Dei, sorry to say you're being given the old bait-and-switch tactic here.
Fracking wells are nearly 8000 feet deep ON AVERAGE:
Source(this is NOT a pro-oil website, the opposite in fact)
From the link you gave, if you follow the
chain of links, you get to this statement
So if a (typical) foundation goes no deeper than 10 feet, and this line was BELOW it (it's unclear, who's to say it wasn't to the side?) then this line was about 15 feet down at maximum. In other words, it had ZERO to do with fracking, or anything related to exploration, or even mass-scale transport of natural gas. This was the same depth as any lines that would be going to/from your house if you were hooked up to gas for heat/cooking. So it was somebody probably
already breaking a regulation about how/where pipes can go, and how they should be capped, etc. But it has ZERO to do with fracking. Could be from any type of gas well.

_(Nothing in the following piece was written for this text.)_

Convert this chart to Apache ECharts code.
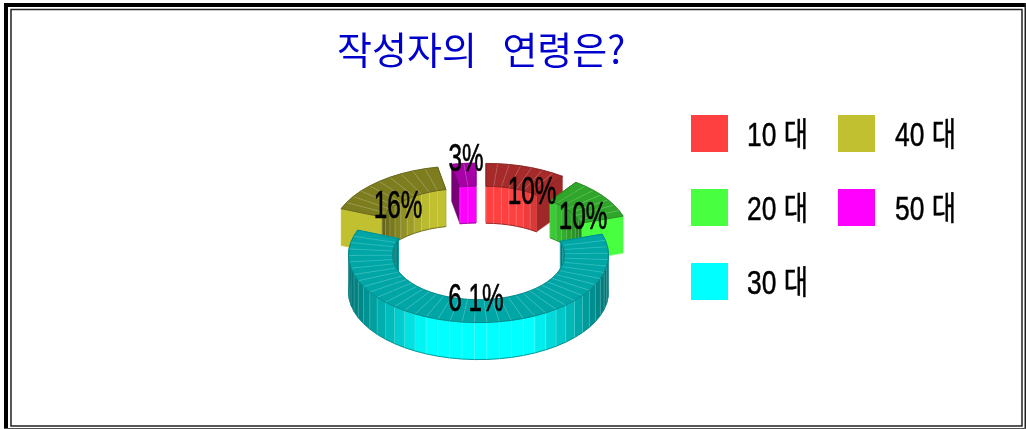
<!DOCTYPE html>
<html>
<head>
<meta charset="utf-8">
<style>html,body{margin:0;padding:0;background:#fff}#chart{width:1026px;height:429px}</style>
<script src="https://cdn.jsdelivr.net/npm/echarts@6/dist/echarts.min.js"></script>
</head>
<body>
<div id="chart"></div>
<script>
// Survey data
const ageGroups = ['10 대', '20 대', '30 대', '40 대', '50 대'];
const sharePercent = [10, 10, 61, 16, 3];
const shareLabels = ['10%', '10%', '6 1%', '16%', '3%'];

// Slice colours and how far each slice is pulled away from the ring centre
const sliceColors = ['#ff4040', '#48ff40', '#00ffff', '#c0c030', '#ff00ff'];
const sliceShift = [[7.5, -24], [21, -18], [0, 0], [-16.5, -21.5], [-2.5, -24.3]];
const labelAnchors = [[532, 194], [583, 219], [476, 301], [398, 208], [466, 161]];
const legendTextAnchors = [[808, 137], [808, 211], [808, 285], [956, 137], [956, 211]];
const paintOrder = [0, 3, 4, 1, 2];

// Ring projection
const ring = { cx: 478.5, cy: 255, rOuter: 130, rInner: 86, tilt: 0.52, depth: 37, step: 5.5 };

const total = sharePercent.reduce((a, b) => a + b, 0);
const rad = d => d * Math.PI / 180;

function project(i, r, deg, drop) {
  return [
    ring.cx + sliceShift[i][0] + r * Math.sin(rad(deg)),
    ring.cy + sliceShift[i][1] - r * ring.tilt * Math.cos(rad(deg)) + drop
  ];
}
function shade(hex, f) {
  const n = parseInt(hex.slice(1), 16);
  return 'rgb(' + [n >> 16, (n >> 8) & 255, n & 255].map(c => Math.round(c * f)).join(',') + ')';
}
// Faces turned sideways to the viewer fall off in brightness
function facing(s) {
  s = Math.abs(s);
  return s < 0.4 ? 1 : 1 - (s - 0.4) / 0.6 * 0.55;
}

function sliceChildren(i) {
  const start = sharePercent.slice(0, i).reduce((a, b) => a + b, 0) / total * 360;
  const span = sharePercent[i] / total * 360;
  const end = start + span;
  const color = sliceColors[i];
  const n = Math.max(2, Math.round(span / ring.step));
  const angles = [];
  for (let k = 0; k <= n; k++) angles.push(start + span * k / n);
  const out = [];
  const poly = (pts, fill) => out.push({
    type: 'polygon', silent: true, shape: { points: pts },
    style: { fill: fill, stroke: fill, lineWidth: 0.5 }
  });
  const line = (pts, stroke, w) => out.push({
    type: 'polyline', silent: true, shape: { points: pts },
    style: { fill: null, stroke: stroke, lineWidth: w }
  });
  const sep = 'rgba(255,255,255,0.28)';
  const edge = shade(color, 0.5);

  // radial end faces
  [[start, Math.sin(rad(start - 90))], [end, Math.sin(rad(end + 90))]].forEach(([a, s]) => {
    poly([project(i, ring.rOuter, a, 0), project(i, ring.rInner, a, 0),
          project(i, ring.rInner, a, ring.depth), project(i, ring.rOuter, a, ring.depth)],
         shade(color, facing(s)));
  });

  // inner wall (far side of the hole) and outer wall (near side of the ring)
  for (let k = 0; k < n; k++) {
    const a = angles[k], b = angles[k + 1], m = (a + b) / 2;
    if (Math.cos(rad(m)) > 0) {
      poly([project(i, ring.rInner, a, 0), project(i, ring.rInner, b, 0),
            project(i, ring.rInner, b, ring.depth), project(i, ring.rInner, a, ring.depth)],
           shade(color, facing(Math.sin(rad(m)))));
      line([project(i, ring.rInner, a, 0), project(i, ring.rInner, a, ring.depth)], sep, 0.7);
      line([project(i, ring.rInner, a, ring.depth), project(i, ring.rInner, b, ring.depth)], edge, 0.8);
    }
    if (Math.cos(rad(m)) < 0.15) {
      poly([project(i, ring.rOuter, a, 0), project(i, ring.rOuter, b, 0),
            project(i, ring.rOuter, b, ring.depth), project(i, ring.rOuter, a, ring.depth)],
           shade(color, facing(Math.sin(rad(m)))));
      line([project(i, ring.rOuter, a, 0), project(i, ring.rOuter, a, ring.depth)], sep, 0.7);
      line([project(i, ring.rOuter, a, ring.depth), project(i, ring.rOuter, b, ring.depth)], edge, 0.8);
    }
  }

  // top face
  const top = shade(color, 0.65);
  for (let k = 0; k < n; k++) {
    const a = angles[k], b = angles[k + 1];
    poly([project(i, ring.rOuter, a, 0), project(i, ring.rOuter, b, 0),
          project(i, ring.rInner, b, 0), project(i, ring.rInner, a, 0)], top);
  }
  for (let k = 1; k < n; k++) {
    line([project(i, ring.rOuter, angles[k], 0), project(i, ring.rInner, angles[k], 0)], sep, 0.6);
  }
  const rim = angles.map(a => project(i, ring.rOuter, a, 0))
    .concat(angles.slice().reverse().map(a => project(i, ring.rInner, a, 0)));
  rim.push(rim[0]);
  line(rim, edge, 0.8);
  return out;
}

const sliceSeries = ageGroups.map((name, i) => ({
  type: 'custom',
  name: name,
  coordinateSystem: 'none',
  silent: true,
  z: 2 + paintOrder.indexOf(i),
  itemStyle: { color: sliceColors[i] },
  data: [sharePercent[i]],
  renderItem: () => ({ type: 'group', children: sliceChildren(i) })
}));

const labelSeries = {
  type: 'custom',
  coordinateSystem: 'none',
  silent: true,
  z: 20,
  data: shareLabels,
  renderItem: (params) => ({
    type: 'text',
    silent: true,
    x: labelAnchors[params.dataIndex][0],
    y: labelAnchors[params.dataIndex][1],
    scaleX: 0.64,
    style: {
      text: shareLabels[params.dataIndex],
      font: '38px "Liberation Sans", sans-serif',
      fill: '#000',
      stroke: '#000',
      lineWidth: 0.6,
      align: 'center',
      verticalAlign: 'middle'
    }
  })
};

// Swatches come from the legend; their captions are set condensed alongside
const legendBase = {
  orient: 'vertical',
  icon: 'rect',
  itemWidth: 37,
  itemHeight: 37,
  itemGap: 37,
  padding: 0,
  selectedMode: false,
  top: 115,
  formatter: () => ''
};
const legendCaptions = ageGroups.map((name, i) => ({
  type: 'text',
  silent: true,
  x: legendTextAnchors[i][0],
  y: legendTextAnchors[i][1],
  scaleX: 0.8,
  style: {
    text: name,
    font: '33px "Liberation Sans", "Noto Sans CJK KR", sans-serif',
    fill: '#000',
    stroke: '#000',
    lineWidth: 0.5,
    align: 'right',
    verticalAlign: 'middle'
  }
}));

// Double-ruled page frame
const frame = [
  { type: 'rect', shape: { x: 4, y: 3, width: 1022, height: 4 }, style: { fill: '#000' } },
  { type: 'rect', shape: { x: 4, y: 3, width: 4, height: 426 }, style: { fill: '#000' } },
  { type: 'rect', shape: { x: 11, y: 9.5, width: 1011, height: 416.5 }, style: { fill: 'none', stroke: '#222', lineWidth: 1.5 } },
  { type: 'rect', shape: { x: 1024.5, y: 3, width: 1.5, height: 426 }, style: { fill: '#222' } },
  { type: 'rect', shape: { x: 4, y: 428, width: 1022, height: 1 }, style: { fill: '#555' } }
];

const chart = echarts.init(document.getElementById('chart'), null, { renderer: 'canvas' });
chart.setOption({
  animation: false,
  backgroundColor: '#fff',
  title: {
    text: '작성자의   연령은?',
    left: 337,
    top: 31,
    padding: 0,
    textStyle: {
      fontFamily: '"Noto Sans CJK KR", sans-serif',
      fontWeight: 'normal',
      fontSize: 38,
      color: '#0000cc'
    }
  },
  legend: [
    Object.assign({}, legendBase, { left: 691, data: ageGroups.slice(0, 3) }),
    Object.assign({}, legendBase, { left: 838, data: ageGroups.slice(3) })
  ],
  graphic: { elements: frame.concat(legendCaptions) },
  series: sliceSeries.concat([labelSeries])
});
</script>
</body>
</html>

The issue on whether the public should have easy access to the maps of where the lines are at all times seems to me like a red herring. Do you have that for the electric company's buried (or even on poles if it's a remote area) transmission lines? How about the water and sewer lines? WHY does the public as a whole need them easily accessible? As long as you can call a number and get people out there to tell you where you can't dig (which is typical in cities, the "call before you dig" thing), then what's the issue? Seems like a "now we know where to protest (or worse stuff)" type of enabling bill, as opposed to having actual utility.